■ Your objective:
Give all the lines below again, exactly, with no pictures.

Entries with chart source code
+ + + + + + +

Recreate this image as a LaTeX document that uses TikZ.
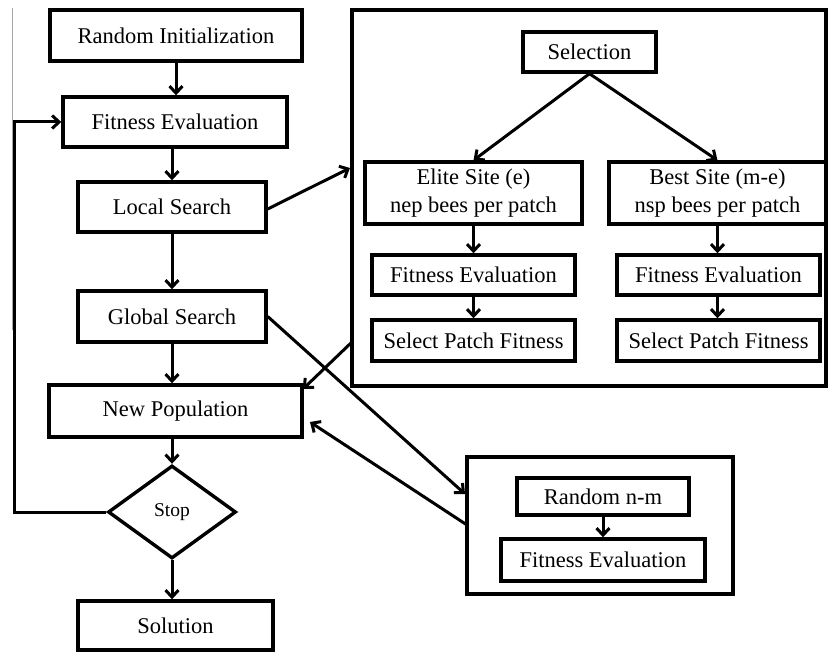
\documentclass[tikz,border=0pt]{standalone}
\usepackage{fontspec}
\setmainfont{Liberation Serif}
\usetikzlibrary{arrows.meta,shapes.geometric}
\begin{document}
\begin{tikzpicture}[x=1pt,y=-1pt,
  box/.style={draw,line width=3.4pt,rectangle,inner sep=0pt,font=\fontsize{22.5}{28}\selectfont,align=center},
  frame/.style={draw,line width=3.4pt,rectangle,inner sep=0pt},
  arr/.style={line width=3pt,-{Straight Barb[length=7pt,width=13pt,line width=3pt]}}]
\useasboundingbox (0,0) rectangle (828,652);
% scan edge line
\draw[gray!70,line width=1pt] (12,8) -- (12,330);
% main column
\node[box,minimum width=252pt,minimum height=51pt] (init) at (176,35.5) {Random Initialization};
\node[box,minimum width=224pt,minimum height=50pt] (fit) at (175,122) {Fitness Evaluation};
\node[box,minimum width=188pt,minimum height=50pt] (local) at (172,207) {Local Search};
\node[box,minimum width=188pt,minimum height=51pt] (global) at (172,316.5) {Global Search};
\node[box,minimum width=253pt,minimum height=52pt] (newpop) at (175.5,411) {New Population};
\node[draw,line width=3.4pt,diamond,inner sep=0pt,minimum width=128pt,minimum height=93pt,font=\fontsize{19.5}{22}\selectfont] (stop) at (172,512) {Stop};
\node[box,minimum width=195pt,minimum height=49pt] (sol) at (175.5,625.5) {Solution};
% right big frame
\node[frame,minimum width=474pt,minimum height=376pt] (bigR) at (589,198) {};
\node[box,minimum width=133pt,minimum height=40pt] (selc) at (589.5,52) {Selection};
\node[box,minimum width=217pt,minimum height=62pt] (elite) at (473.5,193) {Elite Site (e)\\nep bees per patch};
\node[box,minimum width=217pt,minimum height=62pt] (best) at (717.5,193) {Best Site (m-e)\\nsp bees per patch};
\node[box,minimum width=203pt,minimum height=40pt] (fitL) at (473.5,275) {Fitness Evaluation};
\node[box,minimum width=203pt,minimum height=41pt] (selL) at (473.5,340.5) {Select Patch Fitness};
\node[box,minimum width=203pt,minimum height=40pt] (fitR) at (718.5,275) {Fitness Evaluation};
\node[box,minimum width=203pt,minimum height=41pt] (selR) at (718.5,340.5) {Select Patch Fitness};
% lower right frame
\node[frame,minimum width=266pt,minimum height=137pt] (lowR) at (600,525.5) {};
\node[box,minimum width=172pt,minimum height=37pt] (rnm) at (603,496.5) {Random n-m};
\node[box,minimum width=204pt,minimum height=42pt] (fitLR) at (603,560) {Fitness Evaluation};
% coordinates on frames
\coordinate (bigIn) at (350,168);
\coordinate (bigOut) at (352,342);
\coordinate (npIn1) at (303,389);
\coordinate (lowIn) at (465,494);
\coordinate (lowOut) at (467,525);
\coordinate (npIn2) at (310,422);
\coordinate (fb) at (14,512);
% main arrows
\draw[arr] (init.south) -- (init.south |- fit.north);
\draw[arr] (local.north |- fit.south) -- (local.north);
\draw[arr] (local.south) -- (global.north);
\draw[arr] (global.south) -- (global.south |- newpop.north);
\draw[arr] (stop.north |- newpop.south) -- (stop.north);
\draw[arr] (stop.south) -- (stop.south |- sol.north);
\draw[arr] (stop.west) -- (fb) |- (fit.west);
% right frame arrows
\draw[arr] (selc.south) -- (elite.north);
\draw[arr] (selc.south) -- (best.north);
\draw[arr] (elite.south) -- (fitL.north);
\draw[arr] (fitL.south) -- (selL.north);
\draw[arr] (best.south) -- (best.south |- fitR.north);
\draw[arr] (best.south |- fitR.south) -- (best.south |- selR.north);
\draw[arr] (rnm.south) -- (fitLR.north);
% cross arrows
\draw[arr] (local.east) ++(0,2) -- (bigIn);
\draw[arr] (bigOut) -- (npIn1);
\draw[arr] (global.east) -- (lowIn);
\draw[arr] (lowOut) -- (npIn2);
\end{tikzpicture}
\end{document}
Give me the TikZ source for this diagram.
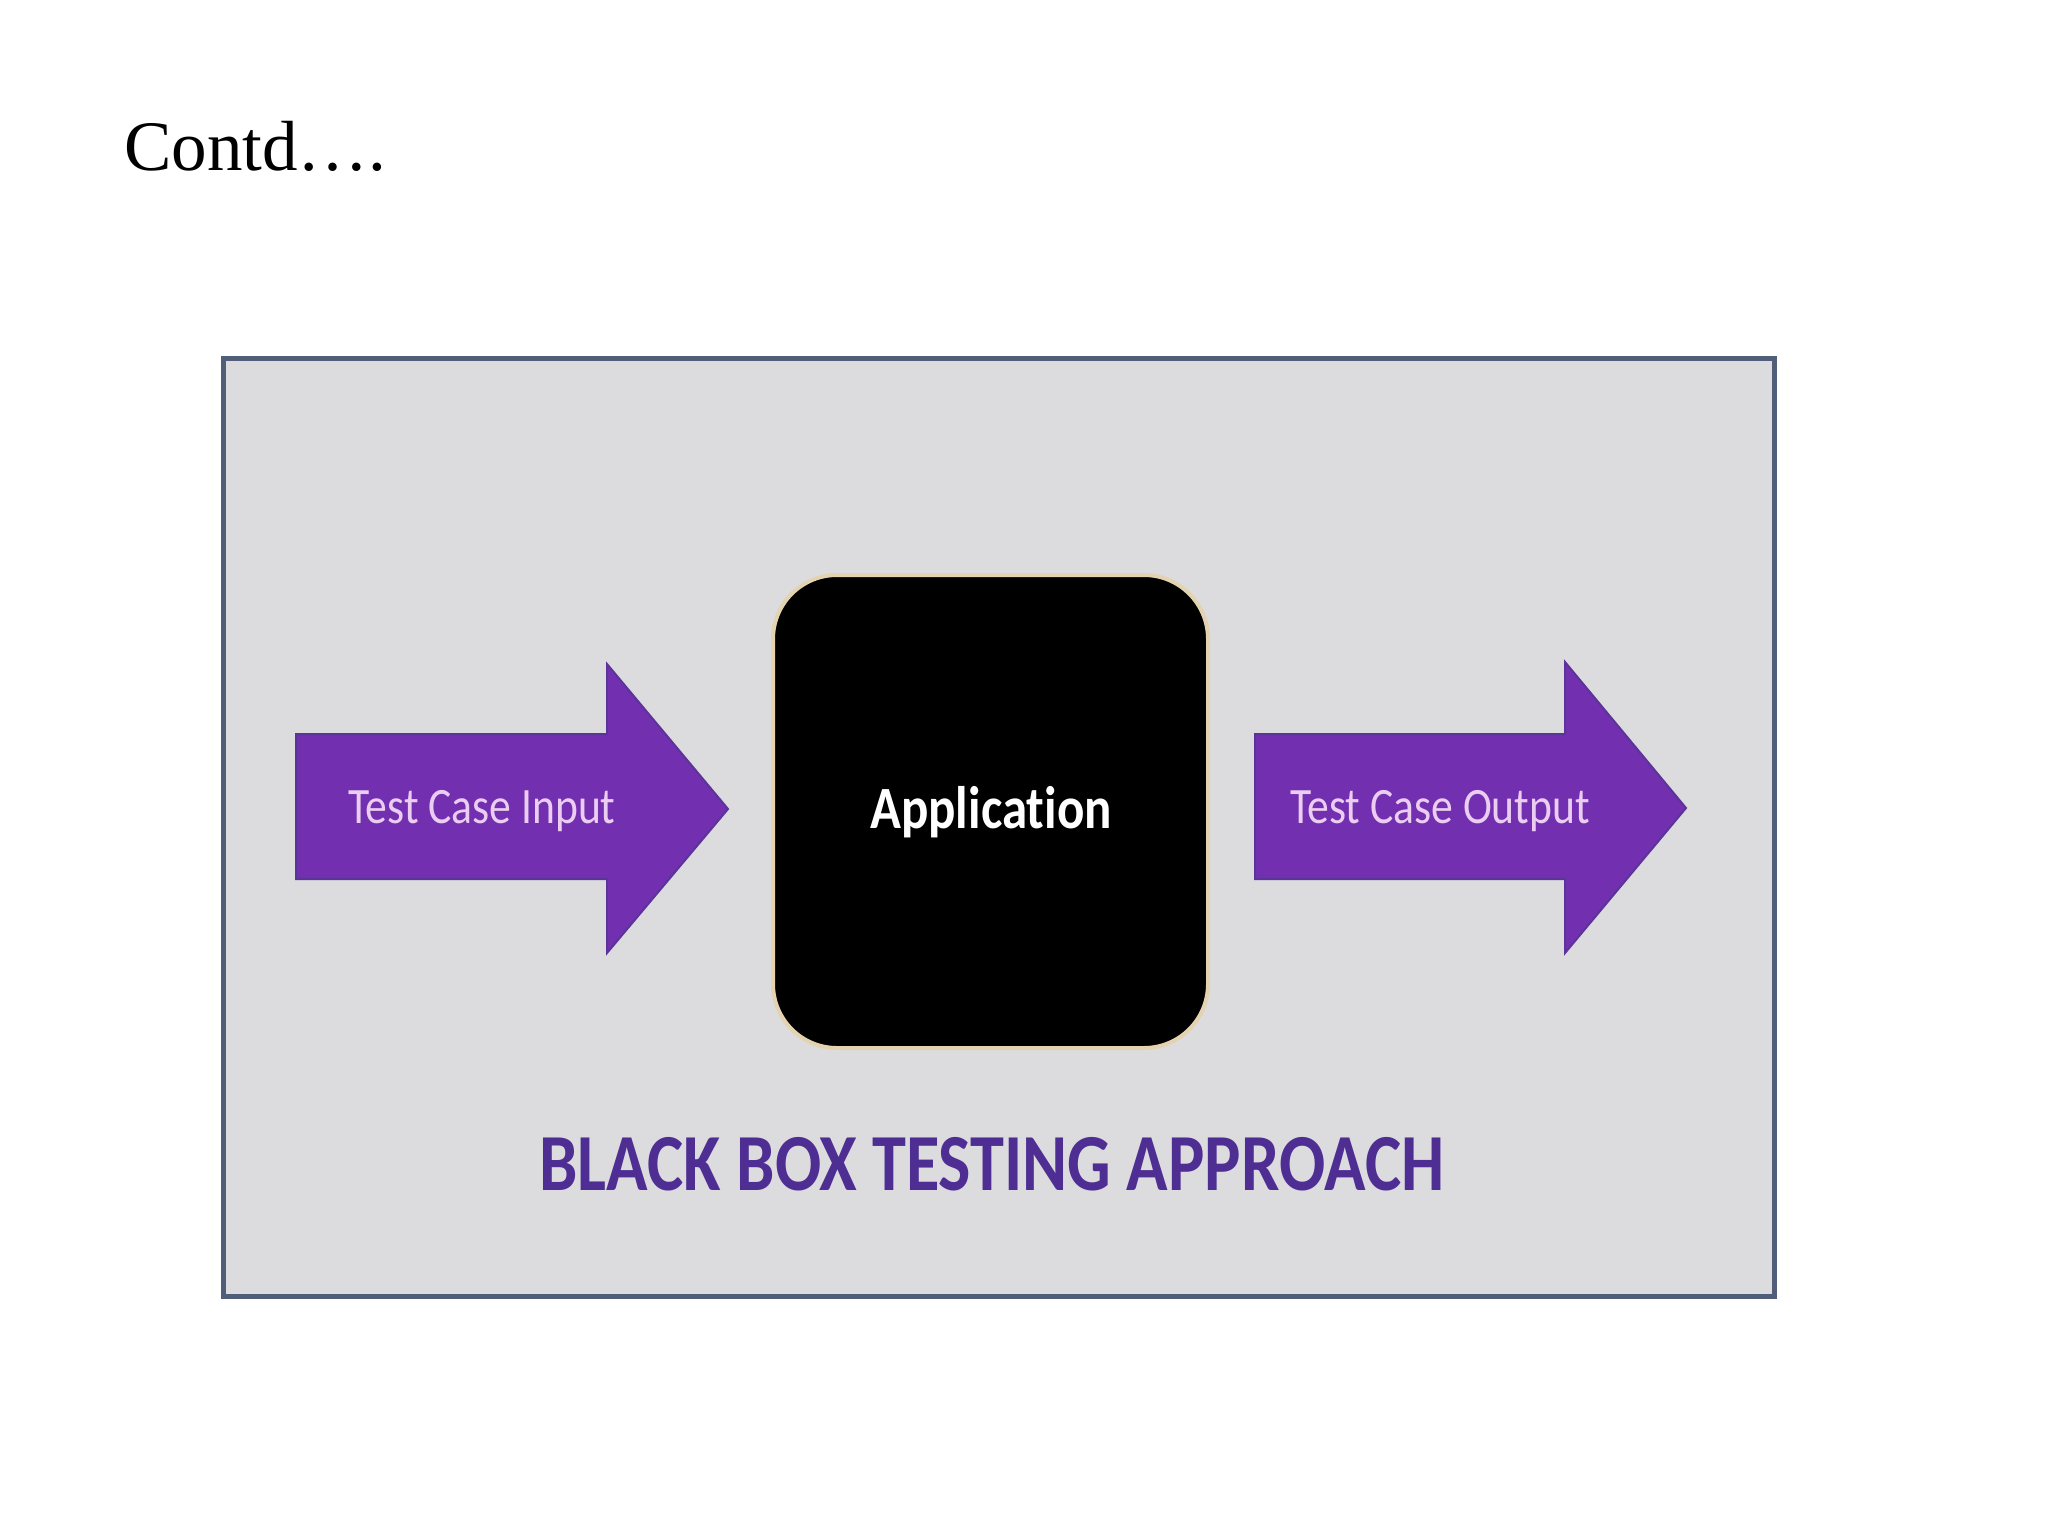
\documentclass[tikz,border=0pt]{standalone}
\usepackage{fontspec}
\setmainfont{Liberation Serif}
\newfontfamily\carlito[Ligatures=NoCommon]{Carlito}
\definecolor{framebg}{HTML}{DCDCDF}
\definecolor{frameline}{HTML}{505E7A}
\definecolor{arrowfill}{HTML}{7230B0}
\definecolor{arrowline}{HTML}{5C3399}
\definecolor{labelcol}{HTML}{EBCDF2}
\definecolor{titlepurple}{HTML}{4F2E94}
\definecolor{rim}{HTML}{E3D3B0}
\tikzset{
  bigarrow/.style={fill=arrowfill, draw=arrowline, line width=1pt, line join=miter},
  arrowlabel/.style={inner sep=0pt, anchor=base, text=labelcol, font=\carlito\fontsize{25.5pt}{30pt}\selectfont},
}
\begin{document}
\begin{tikzpicture}[x=0.5pt,y=-0.5pt]
\useasboundingbox (0,0) rectangle (2048,1536);
\fill[white] (0,0) rectangle (2048,1536);
% title
\node[anchor=base west, inner sep=0pt, font=\fontsize{35.5pt}{40pt}\selectfont] (title) at (124,170) {Contd….};
% frame
\draw[fill=framebg, draw=frameline, line width=2.5pt] (223,358) rectangle (1774,1296);
% left arrow
\draw[bigarrow] (296,734) -- (607,734) -- (607,664) -- (728,809) -- (607,953) -- (607,879) -- (296,879) -- cycle;
\node[arrowlabel] (inp) at (482,823) {\scalebox{0.855}[1]{Test Case Input}};
% black box
\draw[fill=black, draw=rim, line width=2pt, rounded corners=32pt] (773,575) rectangle (1208,1048);
\node[inner sep=0pt, anchor=base, text=white, font=\carlito\bfseries\fontsize{30pt}{34pt}\selectfont] (app) at (991,828) {\scalebox{0.85}[1]{Application}};
% right arrow
\draw[bigarrow] (1255,734) -- (1565,734) -- (1565,662) -- (1686,808) -- (1565,953) -- (1565,879) -- (1255,879) -- cycle;
\node[arrowlabel] (outp) at (1440,823) {\scalebox{0.855}[1]{Test Case Output}};
% caption
\node[inner sep=0pt, anchor=base, text=titlepurple, font=\carlito\bfseries\fontsize{40.5pt}{44pt}\selectfont] (cap) at (992,1190) {\scalebox{0.845}[1]{BLACK BOX TESTING APPROACH}};
\end{tikzpicture}
\end{document}
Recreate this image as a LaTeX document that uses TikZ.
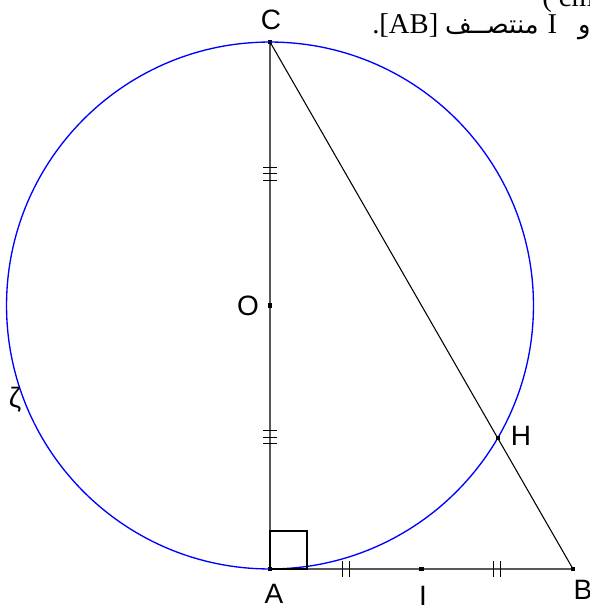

+ + + + + + +

■ Task answer:
Recreate this image as a LaTeX document that uses TikZ.
\documentclass[tikz,border=0pt]{standalone}
\usepackage{fontspec}
\setmainfont{Liberation Serif}
\usetikzlibrary{arrows.meta,shapes.geometric}
\begin{document}
\begin{tikzpicture}[x=1pt,y=-1pt,
  box/.style={draw,line width=3.4pt,rectangle,inner sep=0pt,font=\fontsize{22.5}{28}\selectfont,align=center},
  frame/.style={draw,line width=3.4pt,rectangle,inner sep=0pt},
  arr/.style={line width=3pt,-{Straight Barb[length=7pt,width=13pt,line width=3pt]}}]
\useasboundingbox (0,0) rectangle (828,652);
% scan edge line
\draw[gray!70,line width=1pt] (12,8) -- (12,330);
% main column
\node[box,minimum width=252pt,minimum height=51pt] (init) at (176,35.5) {Random Initialization};
\node[box,minimum width=224pt,minimum height=50pt] (fit) at (175,122) {Fitness Evaluation};
\node[box,minimum width=188pt,minimum height=50pt] (local) at (172,207) {Local Search};
\node[box,minimum width=188pt,minimum height=51pt] (global) at (172,316.5) {Global Search};
\node[box,minimum width=253pt,minimum height=52pt] (newpop) at (175.5,411) {New Population};
\node[draw,line width=3.4pt,diamond,inner sep=0pt,minimum width=128pt,minimum height=93pt,font=\fontsize{19.5}{22}\selectfont] (stop) at (172,512) {Stop};
\node[box,minimum width=195pt,minimum height=49pt] (sol) at (175.5,625.5) {Solution};
% right big frame
\node[frame,minimum width=474pt,minimum height=376pt] (bigR) at (589,198) {};
\node[box,minimum width=133pt,minimum height=40pt] (selc) at (589.5,52) {Selection};
\node[box,minimum width=217pt,minimum height=62pt] (elite) at (473.5,193) {Elite Site (e)\\nep bees per patch};
\node[box,minimum width=217pt,minimum height=62pt] (best) at (717.5,193) {Best Site (m-e)\\nsp bees per patch};
\node[box,minimum width=203pt,minimum height=40pt] (fitL) at (473.5,275) {Fitness Evaluation};
\node[box,minimum width=203pt,minimum height=41pt] (selL) at (473.5,340.5) {Select Patch Fitness};
\node[box,minimum width=203pt,minimum height=40pt] (fitR) at (718.5,275) {Fitness Evaluation};
\node[box,minimum width=203pt,minimum height=41pt] (selR) at (718.5,340.5) {Select Patch Fitness};
% lower right frame
\node[frame,minimum width=266pt,minimum height=137pt] (lowR) at (600,525.5) {};
\node[box,minimum width=172pt,minimum height=37pt] (rnm) at (603,496.5) {Random n-m};
\node[box,minimum width=204pt,minimum height=42pt] (fitLR) at (603,560) {Fitness Evaluation};
% coordinates on frames
\coordinate (bigIn) at (350,168);
\coordinate (bigOut) at (352,342);
\coordinate (npIn1) at (303,389);
\coordinate (lowIn) at (465,494);
\coordinate (lowOut) at (467,525);
\coordinate (npIn2) at (310,422);
\coordinate (fb) at (14,512);
% main arrows
\draw[arr] (init.south) -- (init.south |- fit.north);
\draw[arr] (local.north |- fit.south) -- (local.north);
\draw[arr] (local.south) -- (global.north);
\draw[arr] (global.south) -- (global.south |- newpop.north);
\draw[arr] (stop.north |- newpop.south) -- (stop.north);
\draw[arr] (stop.south) -- (stop.south |- sol.north);
\draw[arr] (stop.west) -- (fb) |- (fit.west);
% right frame arrows
\draw[arr] (selc.south) -- (elite.north);
\draw[arr] (selc.south) -- (best.north);
\draw[arr] (elite.south) -- (fitL.north);
\draw[arr] (fitL.south) -- (selL.north);
\draw[arr] (best.south) -- (best.south |- fitR.north);
\draw[arr] (best.south |- fitR.south) -- (best.south |- selR.north);
\draw[arr] (rnm.south) -- (fitLR.north);
% cross arrows
\draw[arr] (local.east) ++(0,2) -- (bigIn);
\draw[arr] (bigOut) -- (npIn1);
\draw[arr] (global.east) -- (lowIn);
\draw[arr] (lowOut) -- (npIn2);
\end{tikzpicture}
\end{document}
Give me the TikZ source for this diagram.
\documentclass[tikz,border=0pt]{standalone}
\usepackage{fontspec}
\setmainfont{Liberation Serif}
\newfontfamily\carlito[Ligatures=NoCommon]{Carlito}
\definecolor{framebg}{HTML}{DCDCDF}
\definecolor{frameline}{HTML}{505E7A}
\definecolor{arrowfill}{HTML}{7230B0}
\definecolor{arrowline}{HTML}{5C3399}
\definecolor{labelcol}{HTML}{EBCDF2}
\definecolor{titlepurple}{HTML}{4F2E94}
\definecolor{rim}{HTML}{E3D3B0}
\tikzset{
  bigarrow/.style={fill=arrowfill, draw=arrowline, line width=1pt, line join=miter},
  arrowlabel/.style={inner sep=0pt, anchor=base, text=labelcol, font=\carlito\fontsize{25.5pt}{30pt}\selectfont},
}
\begin{document}
\begin{tikzpicture}[x=0.5pt,y=-0.5pt]
\useasboundingbox (0,0) rectangle (2048,1536);
\fill[white] (0,0) rectangle (2048,1536);
% title
\node[anchor=base west, inner sep=0pt, font=\fontsize{35.5pt}{40pt}\selectfont] (title) at (124,170) {Contd….};
% frame
\draw[fill=framebg, draw=frameline, line width=2.5pt] (223,358) rectangle (1774,1296);
% left arrow
\draw[bigarrow] (296,734) -- (607,734) -- (607,664) -- (728,809) -- (607,953) -- (607,879) -- (296,879) -- cycle;
\node[arrowlabel] (inp) at (482,823) {\scalebox{0.855}[1]{Test Case Input}};
% black box
\draw[fill=black, draw=rim, line width=2pt, rounded corners=32pt] (773,575) rectangle (1208,1048);
\node[inner sep=0pt, anchor=base, text=white, font=\carlito\bfseries\fontsize{30pt}{34pt}\selectfont] (app) at (991,828) {\scalebox{0.85}[1]{Application}};
% right arrow
\draw[bigarrow] (1255,734) -- (1565,734) -- (1565,662) -- (1686,808) -- (1565,953) -- (1565,879) -- (1255,879) -- cycle;
\node[arrowlabel] (outp) at (1440,823) {\scalebox{0.855}[1]{Test Case Output}};
% caption
\node[inner sep=0pt, anchor=base, text=titlepurple, font=\carlito\bfseries\fontsize{40.5pt}{44pt}\selectfont] (cap) at (992,1190) {\scalebox{0.845}[1]{BLACK BOX TESTING APPROACH}};
\end{tikzpicture}
\end{document}
Recreate this image as a LaTeX document that uses TikZ.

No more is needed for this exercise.